I'm hunting for a member of protein family in an unannotated genome. With a bit of luck and the help of transcriptome data from a distantly related species, I found that the gene seems to be split across three contigs because of TA (or AT?) repeats:
contig 1-(TA)*-small contig 2-(TA)*-contig 3
How would you predict the gene in this case: Run separate predictions for the three contigs? Glue the contigs together manually?
(Also, I'd be happy for any pointer on the function of the TA repeat.)
Just curious - how do you know there are (AT)n between the contigs? ... I would start by predicting partial genes on each contig. The contig merging can be justified if you have some kind of linking information - like paired reads mapped to adjacent contigs. Transcript from a distant relative sounds a bit risky as evidence.
contig 1 has AT repeats at the end, contig 2 at both ends and contig 3 at the start. Of course I don't know if they're really connected, but given that all contigs harbor a fragment of the same gene it seems likely.
I would join the contigs if a couple important criteria are met:
1) Each contig must align to a unique portion of the distant relative with no overlap in residue positions covered (on that relative)? You don't want contig A to match amino acids 15 - 97 and contig B to match amino acids 85 to 188 as this indicates that those two contigs should be joined during assembly of the genome and not manually for the sake of this gene hunting/modeling.

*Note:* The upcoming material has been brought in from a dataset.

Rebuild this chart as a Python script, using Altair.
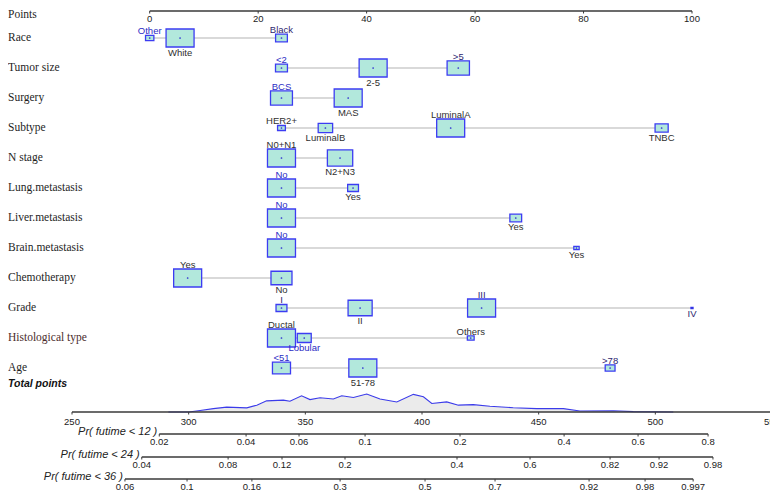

2) Each contig should have relatively the same percent identity and percent similarity. Relatively is key here and it is hard to define what is an acceptable range. You do not want to be dealing with paralogs - 2 genes - when you're assuming a single gene. In other words, don't manually create a gene fusion.
I would also run the translation of the contigs against motif finders (Pfam eg) to assist in identifying what may be missing, if anything, from the protein-coding portion of your gene model.
As to biological function of the TA repeats - could be transposon insertion sites/remnants, could be structural for DNA itself, could be but are unlikely binding sites for DNA modification enzymes or transcription factors. Genetically, these can be used as markers.
I know that this is a bioinformatics forum and I do love bioinformatics solutions, but this might be a case for the wet lab. Just see if you or someone in your lab can PCR the gaps to verify that the contigs should be glued together.
If a PCR product forms between the contigs, then the predicted synteny is correct and you can glue together the contigs.
Sure, if I had a specimen of the organism, this would be an option... ;-) But you're right, I was thinking about contacting a lab that works with the organism to see if we could culture it as well.
This is what a sequencing center would call "finishing." Even if it is a wet lab solution, you still need bioinformatics to propose primers and analyze any joins made. You can use bioinformatics to predict if this gene is in a family of one member or more by looking at the same gene in other similar organisms.
Just curious - how do you know there are (AT)n between the contigs? ... I would start by predicting partial genes on each contig. The contig merging can be justified if you have some kind of linking information - like paired reads mapped to adjacent contigs. Transcript from a distant relative sounds a bit risky as evidence.
contig 1 has AT repeats at the end, contig 2 at both ends and contig 3 at the start. Of course I don't know if they're really connected, but given that all contigs harbor a fragment of the same gene it seems likely.